[TASK TO CARRY OUT] Only the pictures are omitted; repeat all other data exactly.

start RAW DATA

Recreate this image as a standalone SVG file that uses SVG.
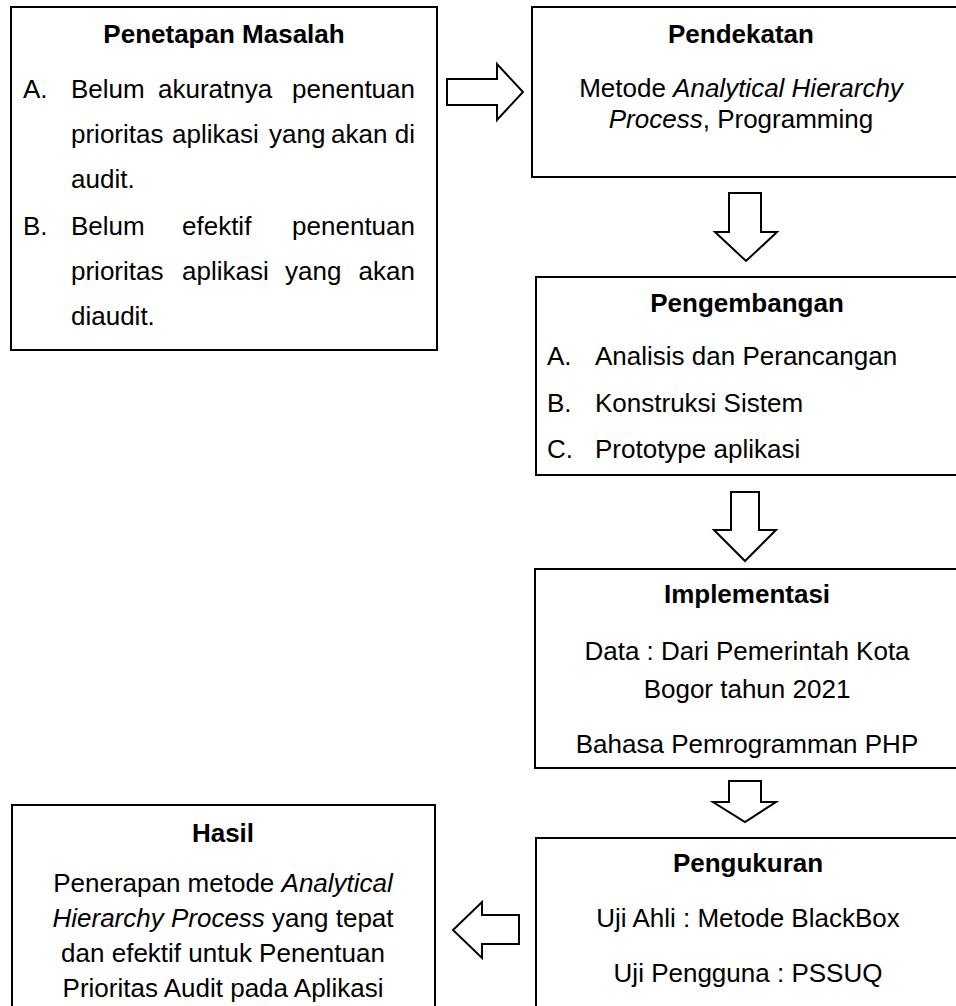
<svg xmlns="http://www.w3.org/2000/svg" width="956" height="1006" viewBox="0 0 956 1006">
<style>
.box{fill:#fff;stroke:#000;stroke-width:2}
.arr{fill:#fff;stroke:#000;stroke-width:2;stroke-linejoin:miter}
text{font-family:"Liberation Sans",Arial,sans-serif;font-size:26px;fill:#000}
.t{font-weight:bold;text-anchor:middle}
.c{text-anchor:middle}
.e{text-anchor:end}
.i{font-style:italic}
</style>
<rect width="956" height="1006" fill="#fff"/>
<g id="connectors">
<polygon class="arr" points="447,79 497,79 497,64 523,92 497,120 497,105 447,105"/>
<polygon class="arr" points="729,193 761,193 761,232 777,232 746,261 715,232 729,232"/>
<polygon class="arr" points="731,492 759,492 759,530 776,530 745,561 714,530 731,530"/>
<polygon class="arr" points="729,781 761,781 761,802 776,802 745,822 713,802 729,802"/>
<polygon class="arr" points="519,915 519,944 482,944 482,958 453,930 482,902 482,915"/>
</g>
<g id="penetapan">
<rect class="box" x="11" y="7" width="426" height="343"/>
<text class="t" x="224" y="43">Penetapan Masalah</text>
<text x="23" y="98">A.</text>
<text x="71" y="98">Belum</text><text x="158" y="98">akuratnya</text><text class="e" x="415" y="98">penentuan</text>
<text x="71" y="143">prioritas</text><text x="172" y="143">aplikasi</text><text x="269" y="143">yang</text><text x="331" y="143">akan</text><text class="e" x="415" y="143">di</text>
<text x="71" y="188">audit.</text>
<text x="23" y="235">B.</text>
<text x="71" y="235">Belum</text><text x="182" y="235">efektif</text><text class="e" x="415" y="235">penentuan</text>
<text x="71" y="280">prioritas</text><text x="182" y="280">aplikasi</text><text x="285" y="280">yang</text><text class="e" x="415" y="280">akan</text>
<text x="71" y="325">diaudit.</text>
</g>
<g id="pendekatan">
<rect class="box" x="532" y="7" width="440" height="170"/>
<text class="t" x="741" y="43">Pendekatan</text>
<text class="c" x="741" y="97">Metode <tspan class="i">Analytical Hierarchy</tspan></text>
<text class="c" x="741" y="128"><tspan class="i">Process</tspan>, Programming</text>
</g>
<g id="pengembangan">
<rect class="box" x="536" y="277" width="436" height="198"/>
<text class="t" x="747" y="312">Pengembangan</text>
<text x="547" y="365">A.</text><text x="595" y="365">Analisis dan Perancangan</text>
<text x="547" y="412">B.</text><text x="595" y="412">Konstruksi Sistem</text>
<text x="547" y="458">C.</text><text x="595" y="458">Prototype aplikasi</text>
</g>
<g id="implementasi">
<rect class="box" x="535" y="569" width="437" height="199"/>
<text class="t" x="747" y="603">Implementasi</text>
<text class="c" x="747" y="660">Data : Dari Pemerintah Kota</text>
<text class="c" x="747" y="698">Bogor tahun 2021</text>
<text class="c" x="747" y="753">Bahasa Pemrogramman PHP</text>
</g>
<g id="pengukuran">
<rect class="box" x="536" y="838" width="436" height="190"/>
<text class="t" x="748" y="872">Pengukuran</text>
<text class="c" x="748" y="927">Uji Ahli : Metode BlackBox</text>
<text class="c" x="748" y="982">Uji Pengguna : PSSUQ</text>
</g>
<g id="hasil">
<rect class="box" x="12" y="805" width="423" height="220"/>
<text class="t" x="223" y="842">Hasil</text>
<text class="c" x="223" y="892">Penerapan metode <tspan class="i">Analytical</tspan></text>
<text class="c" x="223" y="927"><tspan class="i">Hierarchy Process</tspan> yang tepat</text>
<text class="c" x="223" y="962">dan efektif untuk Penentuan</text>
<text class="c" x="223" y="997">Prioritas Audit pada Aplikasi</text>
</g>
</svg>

end RAW DATA

[EXERCISE OUTPUT]
Recreate this image as a standalone SVG file that uses SVG.
<svg xmlns="http://www.w3.org/2000/svg" width="956" height="1006" viewBox="0 0 956 1006">
<style>
.box{fill:#fff;stroke:#000;stroke-width:2}
.arr{fill:#fff;stroke:#000;stroke-width:2;stroke-linejoin:miter}
text{font-family:"Liberation Sans",Arial,sans-serif;font-size:26px;fill:#000}
.t{font-weight:bold;text-anchor:middle}
.c{text-anchor:middle}
.e{text-anchor:end}
.i{font-style:italic}
</style>
<rect width="956" height="1006" fill="#fff"/>
<g id="connectors">
<polygon class="arr" points="447,79 497,79 497,64 523,92 497,120 497,105 447,105"/>
<polygon class="arr" points="729,193 761,193 761,232 777,232 746,261 715,232 729,232"/>
<polygon class="arr" points="731,492 759,492 759,530 776,530 745,561 714,530 731,530"/>
<polygon class="arr" points="729,781 761,781 761,802 776,802 745,822 713,802 729,802"/>
<polygon class="arr" points="519,915 519,944 482,944 482,958 453,930 482,902 482,915"/>
</g>
<g id="penetapan">
<rect class="box" x="11" y="7" width="426" height="343"/>
<text class="t" x="224" y="43">Penetapan Masalah</text>
<text x="23" y="98">A.</text>
<text x="71" y="98">Belum</text><text x="158" y="98">akuratnya</text><text class="e" x="415" y="98">penentuan</text>
<text x="71" y="143">prioritas</text><text x="172" y="143">aplikasi</text><text x="269" y="143">yang</text><text x="331" y="143">akan</text><text class="e" x="415" y="143">di</text>
<text x="71" y="188">audit.</text>
<text x="23" y="235">B.</text>
<text x="71" y="235">Belum</text><text x="182" y="235">efektif</text><text class="e" x="415" y="235">penentuan</text>
<text x="71" y="280">prioritas</text><text x="182" y="280">aplikasi</text><text x="285" y="280">yang</text><text class="e" x="415" y="280">akan</text>
<text x="71" y="325">diaudit.</text>
</g>
<g id="pendekatan">
<rect class="box" x="532" y="7" width="440" height="170"/>
<text class="t" x="741" y="43">Pendekatan</text>
<text class="c" x="741" y="97">Metode <tspan class="i">Analytical Hierarchy</tspan></text>
<text class="c" x="741" y="128"><tspan class="i">Process</tspan>, Programming</text>
</g>
<g id="pengembangan">
<rect class="box" x="536" y="277" width="436" height="198"/>
<text class="t" x="747" y="312">Pengembangan</text>
<text x="547" y="365">A.</text><text x="595" y="365">Analisis dan Perancangan</text>
<text x="547" y="412">B.</text><text x="595" y="412">Konstruksi Sistem</text>
<text x="547" y="458">C.</text><text x="595" y="458">Prototype aplikasi</text>
</g>
<g id="implementasi">
<rect class="box" x="535" y="569" width="437" height="199"/>
<text class="t" x="747" y="603">Implementasi</text>
<text class="c" x="747" y="660">Data : Dari Pemerintah Kota</text>
<text class="c" x="747" y="698">Bogor tahun 2021</text>
<text class="c" x="747" y="753">Bahasa Pemrogramman PHP</text>
</g>
<g id="pengukuran">
<rect class="box" x="536" y="838" width="436" height="190"/>
<text class="t" x="748" y="872">Pengukuran</text>
<text class="c" x="748" y="927">Uji Ahli : Metode BlackBox</text>
<text class="c" x="748" y="982">Uji Pengguna : PSSUQ</text>
</g>
<g id="hasil">
<rect class="box" x="12" y="805" width="423" height="220"/>
<text class="t" x="223" y="842">Hasil</text>
<text class="c" x="223" y="892">Penerapan metode <tspan class="i">Analytical</tspan></text>
<text class="c" x="223" y="927"><tspan class="i">Hierarchy Process</tspan> yang tepat</text>
<text class="c" x="223" y="962">dan efektif untuk Penentuan</text>
<text class="c" x="223" y="997">Prioritas Audit pada Aplikasi</text>
</g>
</svg>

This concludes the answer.